The offending driver simply 'waved his arms as if to say, 'what'?'

Mike believed there was only the one person in the car, and that he had failed to get into the proper lane after backing out of a driveway.

Foreign drivers often copped a lot of flack for bad driving, particularly in the South Island, Mike said, but it was important to remember that New Zealanders could be just as bad.

'I suppose we highlight the mistakes of foreigners because they're an easy target. It's easy to blame a foreigner rather than make us out to be bad drivers.'

'Anybody that gets behind the wheel can go off the road.

'Everyone I teach to drive [family and friends] I just say, as a rule of thumb, treat every other driver on the road as an idiot… you've got no idea of what they're going to do.'

Mike said he was used to spotting idiot drivers on his dashcam.
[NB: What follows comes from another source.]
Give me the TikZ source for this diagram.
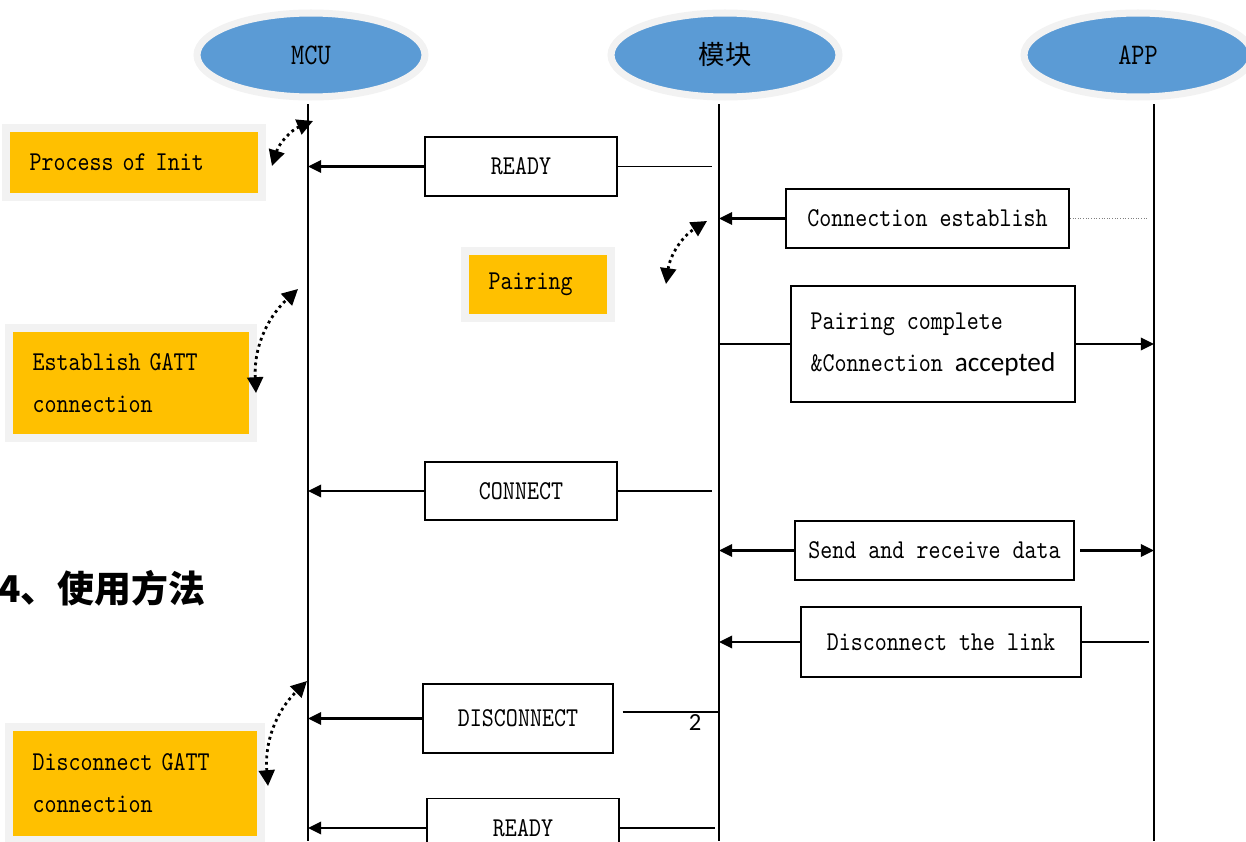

He had narrowly avoided hitting a car that cut off his nine-metre house bus near a roundabout a few years ago.

'I had to mute that one because the language coming out of my throat wasn't fit for public consumption.'

A police spokesperson said the type of driving behaviour shown in the video was 'totally unacceptable and puts the safety of those involved, and the public at risk'.

Anyone who witnessed driving of concern was encouraged to call *555 immediately so police can make contact with the offending driver.